I've been playing with this a bit more. I bought this ethernet adapter addon (
New OEM Dell WYSE 5070 RJ 45 Port Daughter board w/ cable - 442XR 565JP 9DJC4 | eBay) it's a DELL OEM for the Wyse 5070. You can definitely get cheaper ones on Aliexpress and 3d print a mount for it but it's not that much cheaper. It's a Realtek 8111 chipset just like the onboard NIC.
I've tested PfSense and OPNsense on it. Pfsense requires you to install the Realtrek drivers while OPNsense has that prepackaged. OPNSense seems to provide better performance when using the DNS Resolver (uses Unbound). Performance on the Realtek NIC is about 5-10% less than that of an Intel NIC (I do not think CPU is a problem and Realtek NICs have been known to have slightly lower performance). I tested performance using iperf vs an old Xeon network appliance with Intel NICs.
The real gem happens when I tried out Mikrotik's RouterOS v7.5 x86 (installed bare metal and not CHR in a VM) with a demo license. I haven't tested the NIC performance yet, but it can't be worse than OPNsense. The real beauty is that RouterOS v.7.5 supports docker (Mikrotik has an abstraction layer on top for management). With the free demo license, I am able to run Unbound and PiHole and the DNS performance of that is far better than that on OPNsense or PfSense (we're talking about ms so you won't notice, but the numbers are there). I ran benchmarks using DNS Bench.
I think this is going to be my new router/firewall setup. At the end of the day, the firewall in Mikrotik's RouterOS is pretty damn good and the OS is pretty fast. The system boots and comes back online in about 30 seconds vs PFsense around a minute. Plus PFsense and OPNsense seem to have issues with their DNS resolver setup where saving changes will cause Unbound service to crash and restart.
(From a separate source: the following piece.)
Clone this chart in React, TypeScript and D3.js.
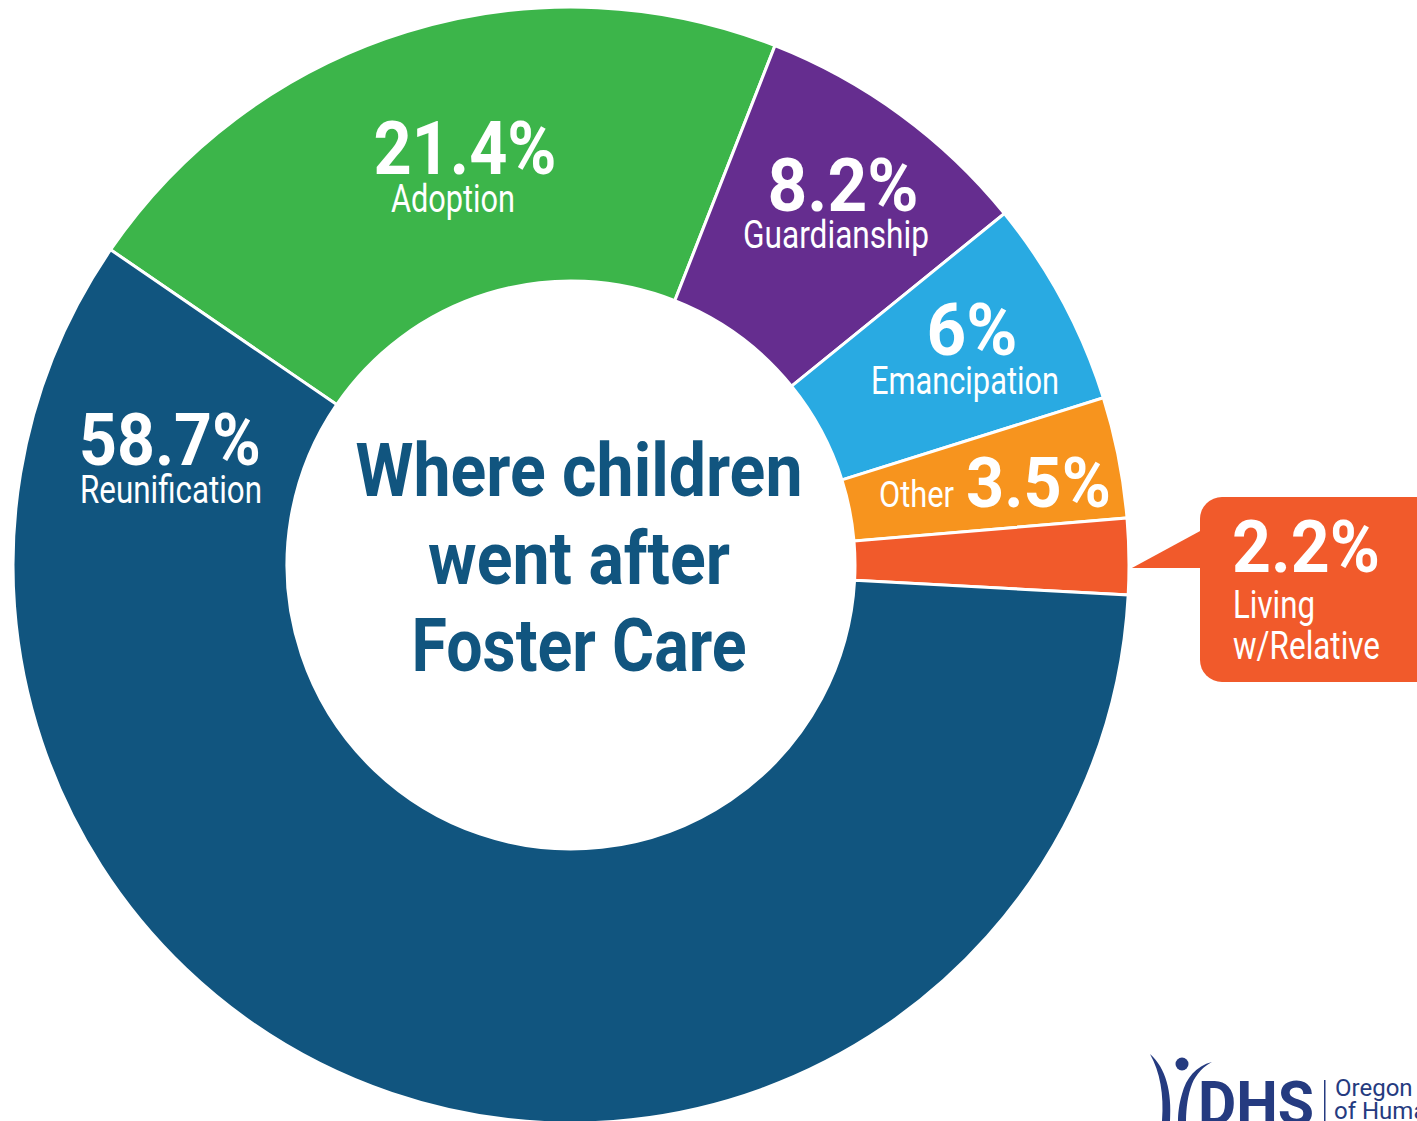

A demo license for Mikrotik's RouterOS seems to fit the bill for me since it doesn't seem to have any bandwidth restrictions, and I don't use most of the features with restrictions. Although docker does take up 1 of the VETH interface afforded by the license.
Lastly, USB tethering with Android hotspots works as well. The device shows up as an LTE interface on RouterOS. I'll have to test this further. I'm currently using a T-Mobile Franklin T-9 with Google Fi as my failover. The issue I have with the device is that the DHCP lease seems to drop from time to time with PFSense and OPNsense and they do not automatically renew. I can write a script to bring it back up but I'll have to see if the same problem occurs with RouterOS. You'll have to tether using one of the USB-A ports instead of USB-C. The USB-C port doesn't seem to work on RouterOS. Could be chipset support related since the USB-C also doubles as a display out.
Things I've noticed:
- Hardware monitoring doesn't work, so no temps.
- The USB-C port doesn't work. You can probably get around this by using ESXI and the CHR version of RouterOS and doing a passthrough for the USB-C.
- Onboard EMMC storage is not recognized by the OS installer. You'll need to connect a SATA M.2 (probably better in the long run anyway).
- Mikrotik community support sucks! This is just a personal experience as a networking and Mikrotik RouterOS novice.
- Docker (Containers) does not behave the way that you are used to with traditional installs. For example, no port mapping support. It's also designed so that you'll have to create 1 VETH per container. For me running both Unbound and PiHole required that I create and mount a custom configuration for the unbound container to use port 5053 instead of 53 so that it doesn't conflict with PiHole since both are on the same VETH. Containers do not autostart on bootup and you have no control over container restart policies. I use netwatch (built in feature of RouterOS) start the containers on bootup using an http-get on Pihole for a 200 response. There's also a netwatch config to failover DNS to cloudflare's 1.1.1.1 if PiHole doesn't respond. The better way would be to poll PiHole's response on port 53 instead, I'll have to figure out how to do this, maybe a ping test with netwatch.